### The problem
Look through the listing below and work out how many of its lines hold the word "with". Give only the number.

### Data excerpt

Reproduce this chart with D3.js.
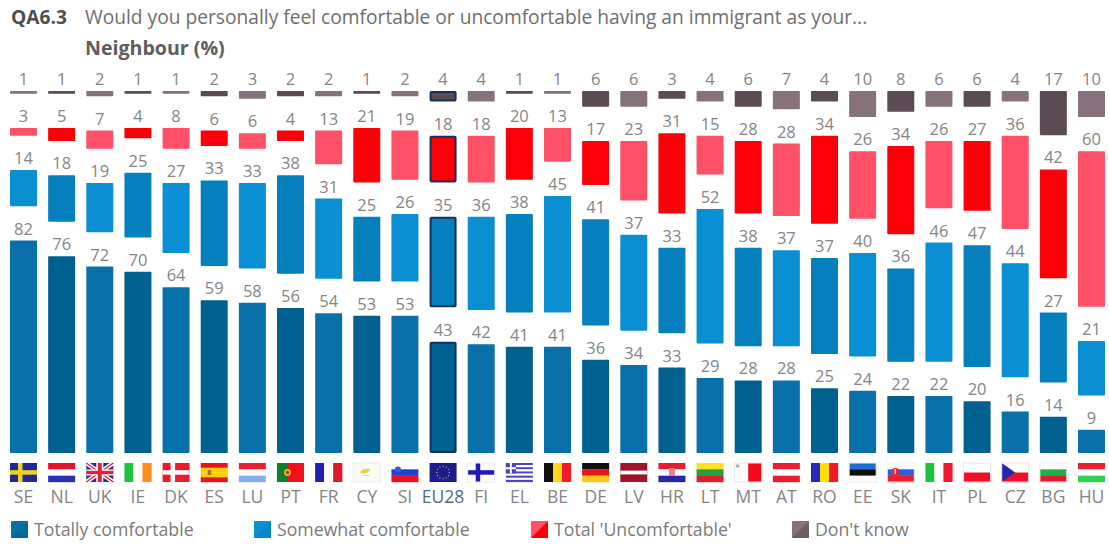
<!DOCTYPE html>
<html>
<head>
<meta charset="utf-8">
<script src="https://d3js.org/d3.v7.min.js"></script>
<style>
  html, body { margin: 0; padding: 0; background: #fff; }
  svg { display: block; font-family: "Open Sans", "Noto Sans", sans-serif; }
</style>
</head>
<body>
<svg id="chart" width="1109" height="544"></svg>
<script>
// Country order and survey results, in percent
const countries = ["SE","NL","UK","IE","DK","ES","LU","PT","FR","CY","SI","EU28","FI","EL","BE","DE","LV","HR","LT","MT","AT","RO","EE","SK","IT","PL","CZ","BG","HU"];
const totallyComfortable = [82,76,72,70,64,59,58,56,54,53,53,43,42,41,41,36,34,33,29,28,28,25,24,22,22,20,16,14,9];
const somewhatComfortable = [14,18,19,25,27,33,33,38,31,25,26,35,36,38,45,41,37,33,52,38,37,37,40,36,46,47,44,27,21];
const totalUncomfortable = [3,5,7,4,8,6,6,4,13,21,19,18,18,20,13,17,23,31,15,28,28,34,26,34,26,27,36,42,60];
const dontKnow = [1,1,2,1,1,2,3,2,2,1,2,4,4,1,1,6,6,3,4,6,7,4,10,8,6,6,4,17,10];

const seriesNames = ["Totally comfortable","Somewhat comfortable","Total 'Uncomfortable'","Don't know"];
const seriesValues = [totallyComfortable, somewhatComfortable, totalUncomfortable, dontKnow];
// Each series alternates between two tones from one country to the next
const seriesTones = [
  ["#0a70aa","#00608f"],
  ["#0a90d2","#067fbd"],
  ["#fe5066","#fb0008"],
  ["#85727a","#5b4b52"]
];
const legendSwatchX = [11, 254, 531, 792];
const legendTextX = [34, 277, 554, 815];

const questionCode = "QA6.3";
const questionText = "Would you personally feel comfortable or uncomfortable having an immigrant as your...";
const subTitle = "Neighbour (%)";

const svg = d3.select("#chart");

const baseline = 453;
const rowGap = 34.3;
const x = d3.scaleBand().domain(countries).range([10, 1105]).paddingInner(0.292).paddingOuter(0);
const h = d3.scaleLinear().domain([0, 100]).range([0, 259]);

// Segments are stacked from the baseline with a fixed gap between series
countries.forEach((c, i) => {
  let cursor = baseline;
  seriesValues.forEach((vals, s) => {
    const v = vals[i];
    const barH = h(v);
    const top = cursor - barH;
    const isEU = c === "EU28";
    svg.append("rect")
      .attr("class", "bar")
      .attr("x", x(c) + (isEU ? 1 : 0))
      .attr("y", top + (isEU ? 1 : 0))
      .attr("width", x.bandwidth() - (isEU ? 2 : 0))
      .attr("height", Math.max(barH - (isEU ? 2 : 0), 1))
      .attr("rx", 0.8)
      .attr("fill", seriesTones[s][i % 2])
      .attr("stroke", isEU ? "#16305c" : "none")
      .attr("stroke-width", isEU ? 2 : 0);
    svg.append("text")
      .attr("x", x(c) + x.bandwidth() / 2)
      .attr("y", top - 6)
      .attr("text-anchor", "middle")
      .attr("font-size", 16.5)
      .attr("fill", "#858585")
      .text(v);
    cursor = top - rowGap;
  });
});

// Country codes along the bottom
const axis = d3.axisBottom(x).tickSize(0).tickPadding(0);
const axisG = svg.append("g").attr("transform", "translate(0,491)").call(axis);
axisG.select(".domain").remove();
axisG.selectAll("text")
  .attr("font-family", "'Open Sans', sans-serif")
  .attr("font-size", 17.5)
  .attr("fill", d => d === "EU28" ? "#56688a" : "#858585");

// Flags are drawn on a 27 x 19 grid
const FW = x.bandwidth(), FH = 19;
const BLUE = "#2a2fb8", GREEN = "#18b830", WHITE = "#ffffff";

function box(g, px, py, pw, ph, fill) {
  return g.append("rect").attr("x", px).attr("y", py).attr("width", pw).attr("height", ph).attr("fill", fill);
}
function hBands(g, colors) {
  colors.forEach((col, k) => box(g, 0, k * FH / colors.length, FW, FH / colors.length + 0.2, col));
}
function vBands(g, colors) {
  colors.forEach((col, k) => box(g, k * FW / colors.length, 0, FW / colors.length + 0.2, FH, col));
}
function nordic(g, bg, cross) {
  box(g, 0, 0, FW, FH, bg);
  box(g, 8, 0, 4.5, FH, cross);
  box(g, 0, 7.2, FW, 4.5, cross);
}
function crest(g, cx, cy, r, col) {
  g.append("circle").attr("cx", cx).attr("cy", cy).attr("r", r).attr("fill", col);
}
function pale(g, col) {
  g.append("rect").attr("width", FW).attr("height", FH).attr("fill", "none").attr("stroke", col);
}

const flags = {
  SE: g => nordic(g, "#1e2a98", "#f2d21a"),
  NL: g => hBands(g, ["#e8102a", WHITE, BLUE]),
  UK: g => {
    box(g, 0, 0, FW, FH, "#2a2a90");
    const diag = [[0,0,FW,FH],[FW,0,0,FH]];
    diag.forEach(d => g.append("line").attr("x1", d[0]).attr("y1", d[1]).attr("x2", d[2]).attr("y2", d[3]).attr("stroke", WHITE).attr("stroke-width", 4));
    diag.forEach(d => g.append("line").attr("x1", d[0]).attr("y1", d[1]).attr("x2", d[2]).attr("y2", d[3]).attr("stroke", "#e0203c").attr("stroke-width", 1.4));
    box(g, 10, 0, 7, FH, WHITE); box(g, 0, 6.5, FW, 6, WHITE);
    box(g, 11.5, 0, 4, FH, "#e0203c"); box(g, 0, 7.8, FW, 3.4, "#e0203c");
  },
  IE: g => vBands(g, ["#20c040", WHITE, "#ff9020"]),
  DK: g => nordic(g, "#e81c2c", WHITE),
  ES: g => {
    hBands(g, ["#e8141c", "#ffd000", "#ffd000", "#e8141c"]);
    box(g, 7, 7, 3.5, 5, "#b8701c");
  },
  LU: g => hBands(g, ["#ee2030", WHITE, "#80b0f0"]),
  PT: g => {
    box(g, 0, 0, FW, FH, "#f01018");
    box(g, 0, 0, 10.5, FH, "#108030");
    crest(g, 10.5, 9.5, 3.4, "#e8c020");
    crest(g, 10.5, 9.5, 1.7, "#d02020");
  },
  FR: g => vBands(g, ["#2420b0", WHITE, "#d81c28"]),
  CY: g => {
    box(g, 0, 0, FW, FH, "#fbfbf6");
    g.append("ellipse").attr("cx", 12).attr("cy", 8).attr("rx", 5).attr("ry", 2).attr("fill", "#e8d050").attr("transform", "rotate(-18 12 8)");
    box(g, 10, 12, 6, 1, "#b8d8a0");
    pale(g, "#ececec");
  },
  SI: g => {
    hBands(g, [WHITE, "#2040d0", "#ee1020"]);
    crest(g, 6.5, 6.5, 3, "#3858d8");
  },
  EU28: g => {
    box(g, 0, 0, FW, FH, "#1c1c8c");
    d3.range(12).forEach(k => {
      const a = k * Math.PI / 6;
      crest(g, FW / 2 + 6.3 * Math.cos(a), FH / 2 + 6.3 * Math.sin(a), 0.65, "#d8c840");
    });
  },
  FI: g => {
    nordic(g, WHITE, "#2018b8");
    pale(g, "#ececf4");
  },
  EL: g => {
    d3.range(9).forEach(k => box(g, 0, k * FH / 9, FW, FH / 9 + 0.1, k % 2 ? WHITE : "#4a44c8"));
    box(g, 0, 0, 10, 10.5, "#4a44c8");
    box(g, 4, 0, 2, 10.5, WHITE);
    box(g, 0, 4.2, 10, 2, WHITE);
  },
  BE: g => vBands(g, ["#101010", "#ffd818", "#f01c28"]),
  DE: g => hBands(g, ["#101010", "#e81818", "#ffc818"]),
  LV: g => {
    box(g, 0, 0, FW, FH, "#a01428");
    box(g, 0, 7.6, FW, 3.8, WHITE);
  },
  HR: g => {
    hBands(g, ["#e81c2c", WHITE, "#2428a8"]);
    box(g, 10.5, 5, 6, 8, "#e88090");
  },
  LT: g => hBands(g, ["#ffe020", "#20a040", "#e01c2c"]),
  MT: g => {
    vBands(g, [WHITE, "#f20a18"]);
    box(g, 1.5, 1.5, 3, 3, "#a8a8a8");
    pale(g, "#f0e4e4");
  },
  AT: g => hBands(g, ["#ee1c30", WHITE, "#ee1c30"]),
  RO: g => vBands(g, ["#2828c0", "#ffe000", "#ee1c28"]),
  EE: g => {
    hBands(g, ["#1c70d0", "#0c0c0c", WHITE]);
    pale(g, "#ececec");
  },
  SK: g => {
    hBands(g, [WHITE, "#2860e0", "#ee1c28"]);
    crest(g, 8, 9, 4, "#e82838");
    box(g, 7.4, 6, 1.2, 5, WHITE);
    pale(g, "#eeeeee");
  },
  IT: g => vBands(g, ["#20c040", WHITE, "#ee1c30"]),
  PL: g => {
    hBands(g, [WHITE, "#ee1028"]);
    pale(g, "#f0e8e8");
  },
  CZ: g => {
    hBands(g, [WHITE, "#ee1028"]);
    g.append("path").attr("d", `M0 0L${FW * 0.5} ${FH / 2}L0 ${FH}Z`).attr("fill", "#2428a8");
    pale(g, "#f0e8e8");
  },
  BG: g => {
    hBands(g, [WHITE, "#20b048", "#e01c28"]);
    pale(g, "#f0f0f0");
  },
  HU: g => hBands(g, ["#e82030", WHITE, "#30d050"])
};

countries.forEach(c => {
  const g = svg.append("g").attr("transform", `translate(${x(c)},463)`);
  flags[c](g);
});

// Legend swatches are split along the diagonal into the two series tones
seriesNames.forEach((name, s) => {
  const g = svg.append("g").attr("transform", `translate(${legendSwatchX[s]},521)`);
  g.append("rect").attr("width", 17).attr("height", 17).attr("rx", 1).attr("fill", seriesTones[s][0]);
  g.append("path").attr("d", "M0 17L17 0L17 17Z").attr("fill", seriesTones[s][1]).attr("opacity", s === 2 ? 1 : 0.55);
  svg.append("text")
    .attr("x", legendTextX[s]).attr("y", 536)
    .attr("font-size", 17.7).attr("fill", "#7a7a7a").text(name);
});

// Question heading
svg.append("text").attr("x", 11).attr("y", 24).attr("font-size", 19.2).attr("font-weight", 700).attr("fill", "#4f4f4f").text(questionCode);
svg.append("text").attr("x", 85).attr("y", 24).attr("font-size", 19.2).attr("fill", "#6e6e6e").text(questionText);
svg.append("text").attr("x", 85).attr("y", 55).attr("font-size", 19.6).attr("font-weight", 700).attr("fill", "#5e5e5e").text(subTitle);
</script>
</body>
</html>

### Task response
2